A few weeks before school began here, parents filed into the high school cafeteria to meet the people just hired to revamp one of the state's worst-performing school districts: their own.
They came with questions: What time would the school day start? What were these new uniforms they'd heard about? Would all the schools stay open? Would the same teachers be there? The same kids? Was there anything worth saving?
For years, financial and academic turmoil plagued Highland Park schools. The state of Michigan says the district ran at an operating deficit five of the last six years. Barely 800 kids still attended its three schools, and even those buildings were overgrown with weeds and tagged with graffiti.
There was a lot of cash coming in, more than $14,000 per student, but there weren't enough textbooks to go around. Standardized test scores were embarrassingly low; among 11th-graders, 10% scored proficient in reading and 5% proficient in math. Some kids went on to college, but nobody -- 0% -- of kids reached the ACT's college readiness benchmarks.
The district drew national attention this summer when the American Civil Liberties Union of Michigan filed a "first-of-its-kind" lawsuit against the state, education leaders and Highland Park schools for allegedly failing to teach students to read at grade level.
Now the state-appointed emergency financial manager had handed the district over to a charter school operator, the Leona Group, for a five-year contract worth more than $750,000. In a statement, the Michigan governor's office said it moved to address "a long overdue fiscal and academic crisis that was crippling the district" because it "can't and won't accept academic failure."
For some here, it was a hostile takeover. For others, a new hope.
The new superintendent, Pamela Williams, was born in Highland Park, the crowd heard. She'd just taken charge in the days before, but the few answers she had were clear: School starts at 8:15 a.m. All kids wear white shirts with black or blue pants. All three buildings -- the high school and two K-8 academies, stay open. Some teachers stay, but many would be new. If the charter operator did its jobs right, she said, the same kids would be there, and maybe some new ones.

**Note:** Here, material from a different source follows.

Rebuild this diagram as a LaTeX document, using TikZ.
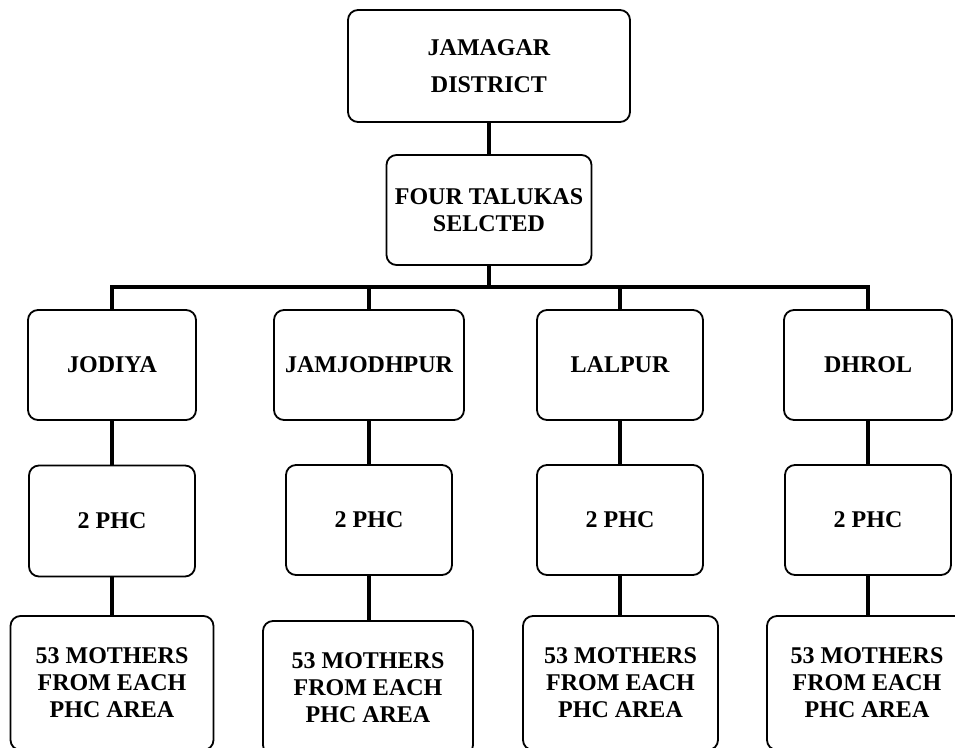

"We're basically asking for your support and participation," Williams said.
She told parents they expected to have about 25 kids per class, and a core academic focus in schedules. Their beloved polar bear mascot would stay, and the buildings would be cleaned up. There would be football and basketball, but she wasn't yet sure whether there was equipment for a band. The school newspaper? The swimming pool? No. Maybe next year.
Some people looked disappointed. A couple of parents yelled. Williams said they weren't thinking about the past or who was to blame for the schools' troubles; she'd just started and wasn't even sure what the district had already been through. No officials at the meeting wanted to comment on the lawsuit.
Williams had a request: "When we call and ask you to come, we need you to be here."
The crowd applauded.
Highland Park is a small city adjacent to Detroit, about three square miles that were once a center of innovation. The city was home to Henry Ford's original Model T plant. Chrysler built its headquarters here in the 1920s but left in the early 1990s. The city's diverse, middle-class population ballooned to around 50,000 from the 1920s into the 1950s, then declined to about 11,000 in 2010. Its Beaux Arts-style library opened in 1926 but is now boarded up, empty. Last year, the city infamously tore out its street lights because it couldn't pay the electricity bill.
The ACLU was already researching school issues when it bumped into the little-known state law that required assistance for students who aren't proficient in reading according to state tests they take in fourth and seventh grade. It investigated the worst-performing school districts, said Kary Moss, executive director of the ACLU of Michigan, and could've targeted the lawsuit at any of them.
But the disorganization and low scores in Highland Park struck her. It was in this little city that they met students, younger and older, who couldn't read. The lawsuit says these students were "denied the instruction necessary to attain basic literacy skills."
Plaintiffs are identified only by their initials in the lawsuit, and none was willing to talk with CNN. The ACLU included a series of short letters schoolchildren wrote to Michigan Gov. Rick Snyder, just a few sentences that sometimes complained about the lack of books and working bathrooms.
One letter from a fourth-grader reads:
"This is what I what to do when I what grow up at Bussness lady And can you give my a favorite By helping me to work my way up to keep up Jobs."
In another, a Highland Park seventh-grader spelled his name incorrectly, the ACLU said. He wrote:
"You can make the school gooder by getting people that will do the Jod that is pay for get a football tame for the Kinds mybe a baksball tamoe get a Other Jamtacher for the School get a lot of tacher."
The schools' failure doesn't land solely on parents, teachers, district or state school leaders, Moss said, but she thinks the lawsuit forces them to work together.
"There's lots of blame to go around," Moss said. "We're saying all the adults have failed (Highland Park kids)."
In the short term, she said, the ACLU wants learning conditions improved -- textbooks in classrooms, cleaned up buildings, functioning bathrooms and heating systems. It wants every kid to have an individual literacy test and an appropriate intervention implemented.
"We can't lose another year or two," she said. "If kids aren't learning to read, they're not reading to learn."